> [SET EXERCISE] Transcribe all of the material exactly, except for its pictures.

▬▬▬

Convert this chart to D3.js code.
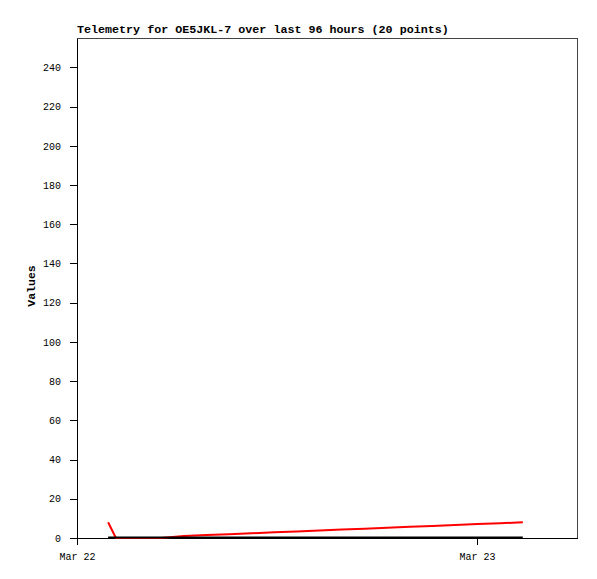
<!DOCTYPE html>
<html>
<head>
<meta charset="utf-8">
<script src="https://cdn.jsdelivr.net/npm/d3@7"></script>
<style>
  body { margin: 0; background: #fff; }
  svg { display: block; }
  text { font-family: "Liberation Mono", "DejaVu Sans Mono", monospace; fill: #000; }
</style>
</head>
<body>
<div id="chart"></div>
<script>
// telemetry samples (UTC)
var times = [
    "2024-03-22T01:52", "2024-03-22T02:20", "2024-03-22T03:42", "2024-03-22T05:03",
    "2024-03-22T06:25", "2024-03-22T07:46", "2024-03-22T09:07", "2024-03-22T10:29",
    "2024-03-22T11:50", "2024-03-22T13:11", "2024-03-22T14:32", "2024-03-22T15:54",
    "2024-03-22T17:16", "2024-03-22T18:37", "2024-03-22T19:58", "2024-03-22T21:19",
    "2024-03-22T22:41", "2024-03-23T00:02", "2024-03-23T01:23", "2024-03-23T02:45"
];
var redValues = [8, 0, 0, 0, 1.0, 1.5, 1.9, 2.4, 2.9, 3.3, 3.8, 4.3, 4.7, 5.2, 5.7, 6.1, 6.6, 7.1, 7.5, 8.0];
var blackValues = [0, 0, 0, 0, 0, 0, 0, 0, 0, 0, 0, 0, 0, 0, 0, 0, 0, 0, 0, 0];
var yTicks = [0, 20, 40, 60, 80, 100, 120, 140, 160, 180, 200, 220, 240];
var xTicks = ["2024-03-22T00:00", "2024-03-23T00:00"];
var xDomain = ["2024-03-22T00:00", "2024-03-23T06:00"];
var yDomain = [0, 255];
var title = "Telemetry for OE5JKL-7 over last 96 hours (20 points)";

var parseTime = d3.utcParse("%Y-%m-%dT%H:%M");

var width = 597, height = 579,
    margin = {top: 38, right: 20, bottom: 41, left: 77},
    plotW = width - margin.left - margin.right,
    plotH = height - margin.top - margin.bottom;

var svg = d3.select("#chart").append("svg")
    .attr("width", width)
    .attr("height", height);

var x = d3.scaleUtc().domain(xDomain.map(parseTime)).range([0, plotW]);
var y = d3.scaleLinear().domain(yDomain).range([plotH, 0]);

var g = svg.append("g").attr("transform", "translate(" + margin.left + "," + margin.top + ")");

// frame
g.append("rect")
    .attr("width", plotW).attr("height", plotH)
    .attr("fill", "none").attr("stroke", "#444").attr("stroke-width", 1)
    .attr("shape-rendering", "crispEdges");

// y axis
var yAxis = d3.axisLeft(y).tickValues(yTicks).tickSize(7).tickSizeOuter(0).tickPadding(9);
var yG = g.append("g").call(yAxis);
yG.select(".domain").attr("stroke", "#000").attr("shape-rendering", "crispEdges");
yG.selectAll(".tick line").attr("stroke", "#000").attr("shape-rendering", "crispEdges");
yG.selectAll("text").style("font-size", "10px");

// x axis
var xAxis = d3.axisBottom(x).tickValues(xTicks.map(parseTime))
    .tickFormat(d3.utcFormat("%b %d")).tickSize(7).tickSizeOuter(0).tickPadding(8);
var xG = g.append("g").attr("transform", "translate(0," + plotH + ")").call(xAxis);
xG.select(".domain").attr("stroke", "#000").attr("shape-rendering", "crispEdges");
xG.selectAll(".tick line").attr("stroke", "#000").attr("shape-rendering", "crispEdges");
xG.selectAll("text").style("font-size", "10px");

// series
var line = d3.line()
    .x(function(d){ return x(d.t); })
    .y(function(d){ return y(d.v); });

var redData = times.map(function(t, i){ return {t: parseTime(t), v: redValues[i]}; });
var blackData = times.map(function(t, i){ return {t: parseTime(t), v: blackValues[i]}; });

g.append("path").datum(redData)
    .attr("d", line).attr("fill", "none")
    .attr("stroke", "#ff0000").attr("stroke-width", 2);

g.append("path").datum(blackData)
    .attr("d", line).attr("fill", "none")
    .attr("stroke", "#000").attr("stroke-width", 2)
    .attr("transform", "translate(0,-0.5)");

// title
svg.append("text")
    .attr("x", margin.left).attr("y", 33)
    .style("font-size", "11.7px").style("font-weight", "bold")
    .text(title);

// y label
svg.append("text")
    .attr("transform", "translate(35," + (margin.top + plotH / 2 - 2) + ") rotate(-90)")
    .attr("text-anchor", "middle")
    .style("font-size", "11.5px").style("font-weight", "bold")
    .text("Values");
</script>
</body>
</html>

▬▬▬

> [SOLVED EXERCISE]
Convert this chart to D3.js code.
<!DOCTYPE html>
<html>
<head>
<meta charset="utf-8">
<script src="https://cdn.jsdelivr.net/npm/d3@7"></script>
<style>
  body { margin: 0; background: #fff; }
  svg { display: block; }
  text { font-family: "Liberation Mono", "DejaVu Sans Mono", monospace; fill: #000; }
</style>
</head>
<body>
<div id="chart"></div>
<script>
// telemetry samples (UTC)
var times = [
    "2024-03-22T01:52", "2024-03-22T02:20", "2024-03-22T03:42", "2024-03-22T05:03",
    "2024-03-22T06:25", "2024-03-22T07:46", "2024-03-22T09:07", "2024-03-22T10:29",
    "2024-03-22T11:50", "2024-03-22T13:11", "2024-03-22T14:32", "2024-03-22T15:54",
    "2024-03-22T17:16", "2024-03-22T18:37", "2024-03-22T19:58", "2024-03-22T21:19",
    "2024-03-22T22:41", "2024-03-23T00:02", "2024-03-23T01:23", "2024-03-23T02:45"
];
var redValues = [8, 0, 0, 0, 1.0, 1.5, 1.9, 2.4, 2.9, 3.3, 3.8, 4.3, 4.7, 5.2, 5.7, 6.1, 6.6, 7.1, 7.5, 8.0];
var blackValues = [0, 0, 0, 0, 0, 0, 0, 0, 0, 0, 0, 0, 0, 0, 0, 0, 0, 0, 0, 0];
var yTicks = [0, 20, 40, 60, 80, 100, 120, 140, 160, 180, 200, 220, 240];
var xTicks = ["2024-03-22T00:00", "2024-03-23T00:00"];
var xDomain = ["2024-03-22T00:00", "2024-03-23T06:00"];
var yDomain = [0, 255];
var title = "Telemetry for OE5JKL-7 over last 96 hours (20 points)";

var parseTime = d3.utcParse("%Y-%m-%dT%H:%M");

var width = 597, height = 579,
    margin = {top: 38, right: 20, bottom: 41, left: 77},
    plotW = width - margin.left - margin.right,
    plotH = height - margin.top - margin.bottom;

var svg = d3.select("#chart").append("svg")
    .attr("width", width)
    .attr("height", height);

var x = d3.scaleUtc().domain(xDomain.map(parseTime)).range([0, plotW]);
var y = d3.scaleLinear().domain(yDomain).range([plotH, 0]);

var g = svg.append("g").attr("transform", "translate(" + margin.left + "," + margin.top + ")");

// frame
g.append("rect")
    .attr("width", plotW).attr("height", plotH)
    .attr("fill", "none").attr("stroke", "#444").attr("stroke-width", 1)
    .attr("shape-rendering", "crispEdges");

// y axis
var yAxis = d3.axisLeft(y).tickValues(yTicks).tickSize(7).tickSizeOuter(0).tickPadding(9);
var yG = g.append("g").call(yAxis);
yG.select(".domain").attr("stroke", "#000").attr("shape-rendering", "crispEdges");
yG.selectAll(".tick line").attr("stroke", "#000").attr("shape-rendering", "crispEdges");
yG.selectAll("text").style("font-size", "10px");

// x axis
var xAxis = d3.axisBottom(x).tickValues(xTicks.map(parseTime))
    .tickFormat(d3.utcFormat("%b %d")).tickSize(7).tickSizeOuter(0).tickPadding(8);
var xG = g.append("g").attr("transform", "translate(0," + plotH + ")").call(xAxis);
xG.select(".domain").attr("stroke", "#000").attr("shape-rendering", "crispEdges");
xG.selectAll(".tick line").attr("stroke", "#000").attr("shape-rendering", "crispEdges");
xG.selectAll("text").style("font-size", "10px");

// series
var line = d3.line()
    .x(function(d){ return x(d.t); })
    .y(function(d){ return y(d.v); });

var redData = times.map(function(t, i){ return {t: parseTime(t), v: redValues[i]}; });
var blackData = times.map(function(t, i){ return {t: parseTime(t), v: blackValues[i]}; });

g.append("path").datum(redData)
    .attr("d", line).attr("fill", "none")
    .attr("stroke", "#ff0000").attr("stroke-width", 2);

g.append("path").datum(blackData)
    .attr("d", line).attr("fill", "none")
    .attr("stroke", "#000").attr("stroke-width", 2)
    .attr("transform", "translate(0,-0.5)");

// title
svg.append("text")
    .attr("x", margin.left).attr("y", 33)
    .style("font-size", "11.7px").style("font-weight", "bold")
    .text(title);

// y label
svg.append("text")
    .attr("transform", "translate(35," + (margin.top + plotH / 2 - 2) + ") rotate(-90)")
    .attr("text-anchor", "middle")
    .style("font-size", "11.5px").style("font-weight", "bold")
    .text("Values");
</script>
</body>
</html>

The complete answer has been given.